» **Problem**: Select the lines that contain "this" and copy each of them.

» **Exercise materials**:
** BEGIN **
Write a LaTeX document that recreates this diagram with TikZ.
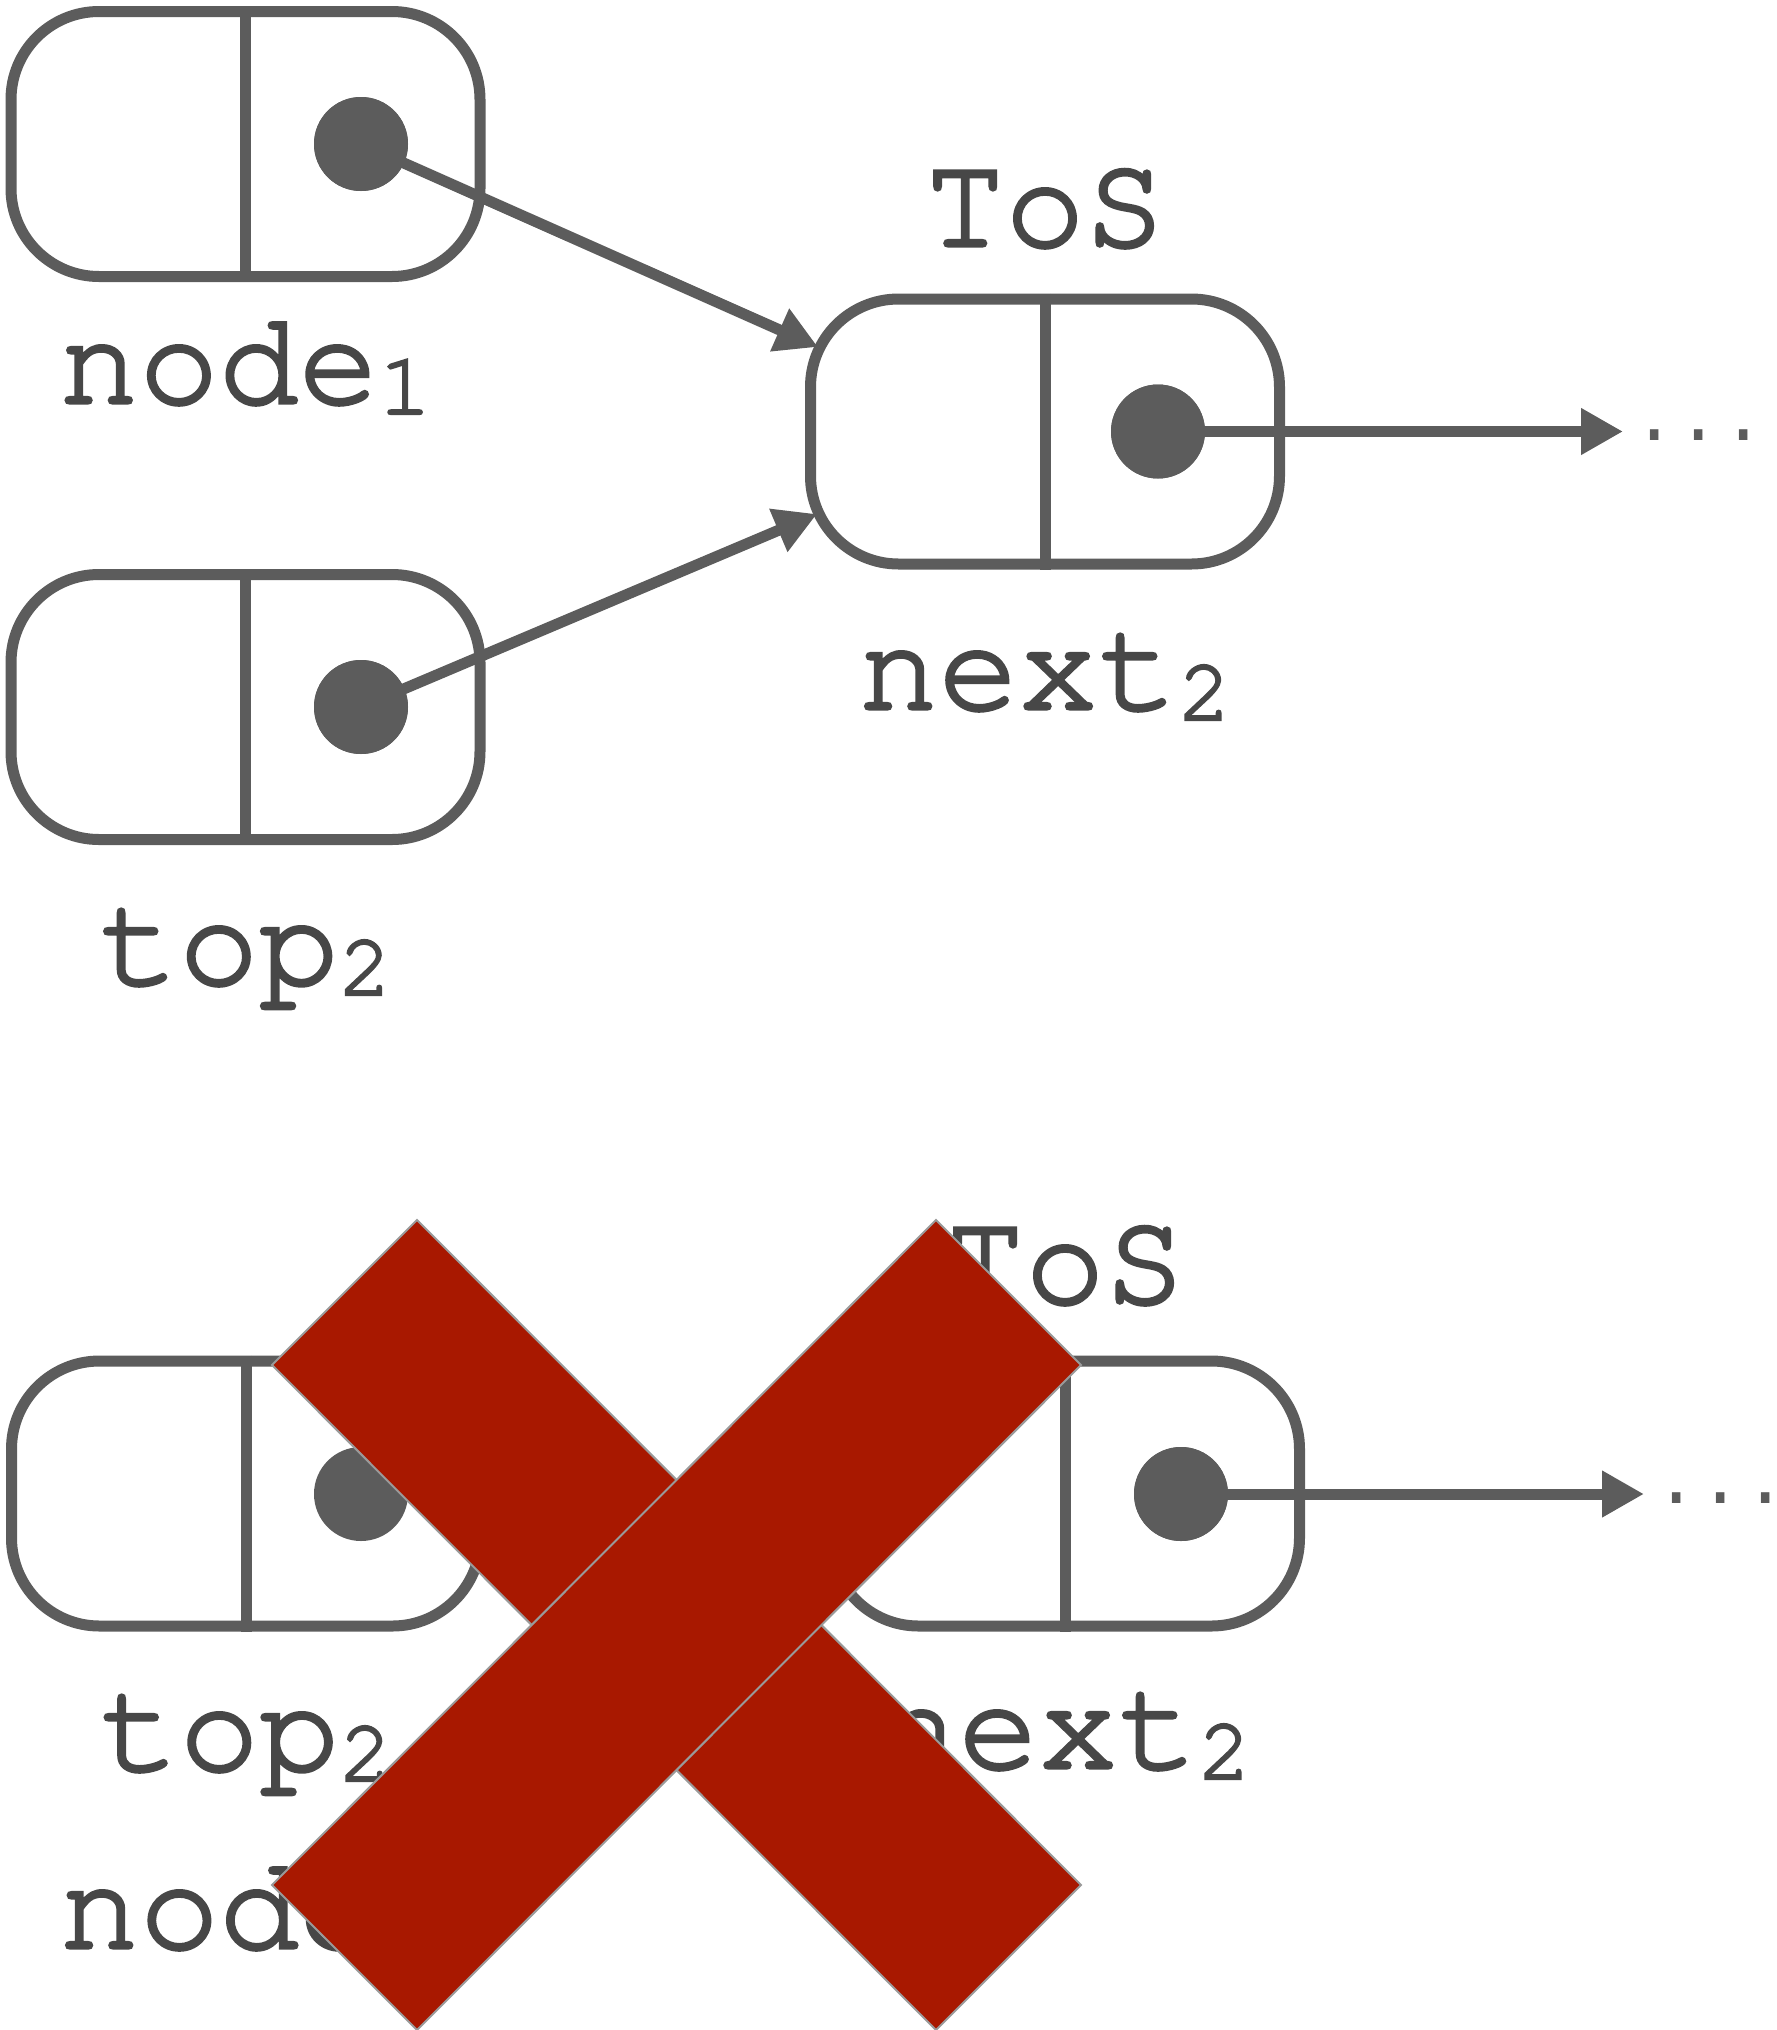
** END **
** BEGIN **
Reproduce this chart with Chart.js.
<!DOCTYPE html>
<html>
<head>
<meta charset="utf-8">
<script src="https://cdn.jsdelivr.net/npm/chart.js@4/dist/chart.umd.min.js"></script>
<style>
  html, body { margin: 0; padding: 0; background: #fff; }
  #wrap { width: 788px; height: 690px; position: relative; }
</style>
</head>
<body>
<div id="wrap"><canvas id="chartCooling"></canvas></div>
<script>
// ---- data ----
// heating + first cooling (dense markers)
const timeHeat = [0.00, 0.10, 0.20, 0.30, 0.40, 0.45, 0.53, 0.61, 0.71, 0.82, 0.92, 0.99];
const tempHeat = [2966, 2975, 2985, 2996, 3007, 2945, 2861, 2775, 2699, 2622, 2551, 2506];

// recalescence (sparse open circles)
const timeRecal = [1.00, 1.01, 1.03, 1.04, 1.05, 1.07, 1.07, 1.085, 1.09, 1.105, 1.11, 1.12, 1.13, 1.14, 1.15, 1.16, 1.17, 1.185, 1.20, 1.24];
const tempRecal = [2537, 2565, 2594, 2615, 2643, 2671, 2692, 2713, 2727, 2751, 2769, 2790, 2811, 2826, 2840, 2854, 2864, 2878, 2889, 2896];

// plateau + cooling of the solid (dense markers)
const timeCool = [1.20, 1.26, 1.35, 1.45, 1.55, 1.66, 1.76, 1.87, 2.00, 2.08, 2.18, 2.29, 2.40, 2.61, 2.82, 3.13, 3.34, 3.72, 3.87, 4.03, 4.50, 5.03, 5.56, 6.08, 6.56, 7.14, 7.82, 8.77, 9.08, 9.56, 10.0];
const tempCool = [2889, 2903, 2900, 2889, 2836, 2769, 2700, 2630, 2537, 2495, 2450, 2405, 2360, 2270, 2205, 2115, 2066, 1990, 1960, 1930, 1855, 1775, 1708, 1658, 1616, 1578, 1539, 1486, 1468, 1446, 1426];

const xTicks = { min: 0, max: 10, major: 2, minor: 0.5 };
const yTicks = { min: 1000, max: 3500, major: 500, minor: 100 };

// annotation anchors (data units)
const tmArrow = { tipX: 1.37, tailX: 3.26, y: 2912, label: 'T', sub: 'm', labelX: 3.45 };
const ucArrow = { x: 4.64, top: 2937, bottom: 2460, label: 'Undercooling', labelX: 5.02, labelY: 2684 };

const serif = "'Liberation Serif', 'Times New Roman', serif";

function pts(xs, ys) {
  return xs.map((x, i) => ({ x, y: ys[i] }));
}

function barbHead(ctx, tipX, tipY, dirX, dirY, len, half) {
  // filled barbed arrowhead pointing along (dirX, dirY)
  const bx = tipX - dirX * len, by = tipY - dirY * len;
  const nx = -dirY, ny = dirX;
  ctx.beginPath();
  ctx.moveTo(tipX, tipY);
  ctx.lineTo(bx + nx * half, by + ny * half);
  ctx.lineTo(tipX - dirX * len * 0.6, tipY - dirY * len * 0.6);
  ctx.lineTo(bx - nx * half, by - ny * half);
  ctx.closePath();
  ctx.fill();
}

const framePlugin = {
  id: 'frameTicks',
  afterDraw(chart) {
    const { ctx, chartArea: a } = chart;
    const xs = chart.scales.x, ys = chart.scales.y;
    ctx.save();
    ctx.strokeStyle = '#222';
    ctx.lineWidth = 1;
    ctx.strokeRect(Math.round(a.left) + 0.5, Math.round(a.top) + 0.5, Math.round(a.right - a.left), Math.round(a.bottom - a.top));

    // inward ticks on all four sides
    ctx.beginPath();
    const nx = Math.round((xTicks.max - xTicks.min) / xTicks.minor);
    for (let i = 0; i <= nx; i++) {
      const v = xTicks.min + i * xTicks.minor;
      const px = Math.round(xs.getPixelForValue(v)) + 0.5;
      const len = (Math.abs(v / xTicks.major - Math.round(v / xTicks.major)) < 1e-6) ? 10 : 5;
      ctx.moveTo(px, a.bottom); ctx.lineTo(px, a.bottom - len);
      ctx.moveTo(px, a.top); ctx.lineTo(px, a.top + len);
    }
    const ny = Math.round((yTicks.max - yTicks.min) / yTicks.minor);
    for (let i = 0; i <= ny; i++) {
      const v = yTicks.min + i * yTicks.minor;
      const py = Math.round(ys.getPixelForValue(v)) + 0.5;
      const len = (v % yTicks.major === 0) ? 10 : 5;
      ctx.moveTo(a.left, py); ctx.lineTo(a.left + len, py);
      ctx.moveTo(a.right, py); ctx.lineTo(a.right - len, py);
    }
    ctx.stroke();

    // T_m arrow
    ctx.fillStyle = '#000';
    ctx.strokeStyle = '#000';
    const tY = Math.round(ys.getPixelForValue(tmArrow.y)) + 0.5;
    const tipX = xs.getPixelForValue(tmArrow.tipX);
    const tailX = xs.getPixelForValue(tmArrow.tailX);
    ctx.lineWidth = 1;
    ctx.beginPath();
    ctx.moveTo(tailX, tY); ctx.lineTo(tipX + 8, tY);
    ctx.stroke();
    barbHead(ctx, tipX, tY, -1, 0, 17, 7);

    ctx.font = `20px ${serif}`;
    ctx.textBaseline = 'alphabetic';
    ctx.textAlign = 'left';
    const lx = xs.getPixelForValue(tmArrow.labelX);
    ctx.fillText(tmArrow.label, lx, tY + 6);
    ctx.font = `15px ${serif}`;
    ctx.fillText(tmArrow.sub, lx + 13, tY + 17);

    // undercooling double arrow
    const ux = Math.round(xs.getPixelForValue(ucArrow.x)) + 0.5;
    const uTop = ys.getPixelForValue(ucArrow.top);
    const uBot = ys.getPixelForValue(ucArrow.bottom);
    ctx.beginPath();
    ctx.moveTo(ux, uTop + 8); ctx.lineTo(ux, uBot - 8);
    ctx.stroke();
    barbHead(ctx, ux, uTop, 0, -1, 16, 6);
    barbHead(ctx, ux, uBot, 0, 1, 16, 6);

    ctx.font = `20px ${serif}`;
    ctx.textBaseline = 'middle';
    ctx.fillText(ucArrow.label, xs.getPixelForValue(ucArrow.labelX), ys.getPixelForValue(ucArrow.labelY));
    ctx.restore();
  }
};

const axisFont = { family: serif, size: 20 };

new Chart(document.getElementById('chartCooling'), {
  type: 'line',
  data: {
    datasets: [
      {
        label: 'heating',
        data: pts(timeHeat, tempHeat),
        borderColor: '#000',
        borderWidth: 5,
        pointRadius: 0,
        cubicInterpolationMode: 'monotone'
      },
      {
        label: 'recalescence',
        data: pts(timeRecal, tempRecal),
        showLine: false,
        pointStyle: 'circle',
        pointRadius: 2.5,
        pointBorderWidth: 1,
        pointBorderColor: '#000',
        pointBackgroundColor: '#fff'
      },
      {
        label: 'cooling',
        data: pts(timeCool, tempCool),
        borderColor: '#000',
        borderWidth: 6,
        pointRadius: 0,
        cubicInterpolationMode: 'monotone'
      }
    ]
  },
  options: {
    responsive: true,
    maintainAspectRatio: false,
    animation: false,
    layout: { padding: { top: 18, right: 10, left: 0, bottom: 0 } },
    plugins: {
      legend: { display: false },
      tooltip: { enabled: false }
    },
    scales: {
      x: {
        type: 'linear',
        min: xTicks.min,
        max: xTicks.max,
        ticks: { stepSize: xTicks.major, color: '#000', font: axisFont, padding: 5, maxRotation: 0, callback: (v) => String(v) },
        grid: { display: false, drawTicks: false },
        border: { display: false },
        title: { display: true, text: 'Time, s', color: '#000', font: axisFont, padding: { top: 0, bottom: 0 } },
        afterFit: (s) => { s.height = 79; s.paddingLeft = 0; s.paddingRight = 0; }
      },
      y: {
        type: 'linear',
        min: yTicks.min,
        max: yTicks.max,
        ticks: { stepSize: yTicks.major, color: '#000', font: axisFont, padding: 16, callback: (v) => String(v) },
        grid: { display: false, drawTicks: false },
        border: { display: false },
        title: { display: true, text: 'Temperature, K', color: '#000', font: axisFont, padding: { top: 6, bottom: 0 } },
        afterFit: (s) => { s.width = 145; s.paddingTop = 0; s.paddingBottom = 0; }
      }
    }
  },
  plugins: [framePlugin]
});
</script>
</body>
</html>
** END **
» **Output below**:
Write a LaTeX document that recreates this diagram with TikZ.
Reproduce this chart with Chart.js.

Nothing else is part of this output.